If the balance within a relationship is not set up, and if parents are not able to operate equally or indeed as equal partners, power issues and even bullying can emerge. And if power issues are not sufficiently understood or worked through, then the relationship could end in tears and in the divorce courts. And this is not good for either parents, let alone their children.
And children are naturally skilled at picking up a couple’s weaknesses. Very soon children will put a wedge between any couple, if the couple are unable to stand firm in their decision making processes.
Achieving this however, requires patience and al lot of hard work. It requires self-awareness and confidence – as well as an an aptitude for not taking everything on board as an affront to one’s own beliefs or ways of doing things.
Sometimes a couple needs to learn to trust one another and sometimes wants and needs have to be put aside unless the issue is so serious that a discussion is required – albeit privately.
Learning to work respectfully together is a skill and by supporting one another, children will also feel safe and secure.
But this is often hard, especially when you suddenly hear, “But dad/mum said I could”. This can certainly be irritating and it can set off all sorts of arguments between both parents and a child or children.

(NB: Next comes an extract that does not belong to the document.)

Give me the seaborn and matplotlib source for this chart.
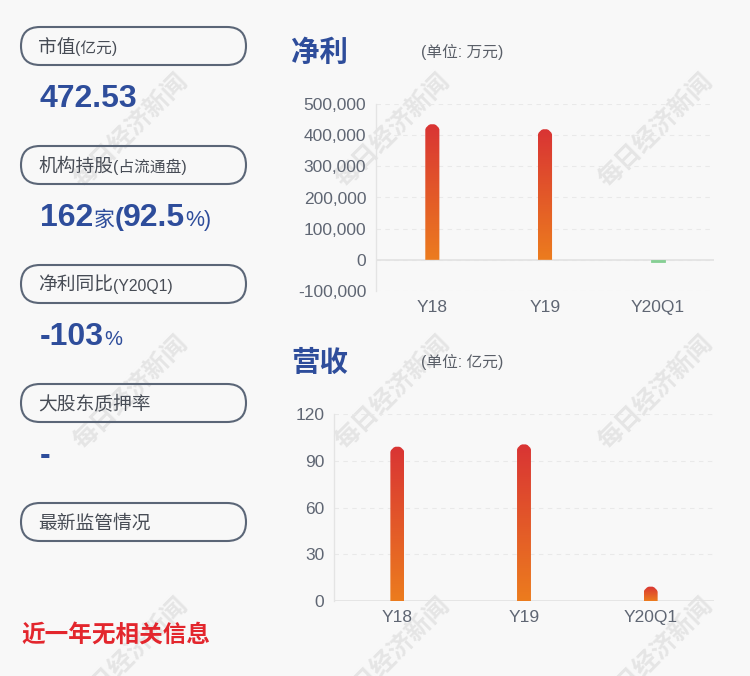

Here are a few basic tips parents can use to build a respectful relationship:
1) Learn to stand back.
2) Constantly pointing out faults is not helpful. It will just push the other person away.
3) Rather, try to find space to help one grow.
4) Encourage and acknowledge your partners’ parenting skills even if you don’t agree with all the skills or decisions.
5) But most of all – learn to communicate respectfully.
6) Learn to negotiate.
These tips may seem easy enough to follow, until stress and daily stuff takes over and everything gets flung straight out of the window. Arguments begin, doors slam, voices are raised and all hell breaks loose.
This can create moments when things are said that when you reassess their impact, they are hard to take back.
But children need to see and experience this too.
Trying to protect kids from the realities of life isn’t always helpful. They need to see how adults argue and how they heal, negotiate and survive their arguments and relationship difficulties. They need to see how upsetting life can sometime be. They need to see the anger and tears. And sure they also need to see how parents make up, laugh, hug and work together as a team. Why? Because this is how they will learn.
And also, minor differences in parenting styles can also help a child in all areas – at school, with friends, later at work and with their own relationships, as this will help them realise that not everyone agrees with one another all the time.
And it will help them learn that how we deal with issues doesn’t have to be the end of a friendship or relationship, but that by negotiating, by communicating and so on, people can survive through thick and thin and often they can grow closer as a result.
When children witness this, it becomes their own relationship blueprint, which hopefully will stand them in good stead as they prepare for adult life.
And hopefully this will also help children make the right choices when they come to choose a partner for themselves. Fingers crossed.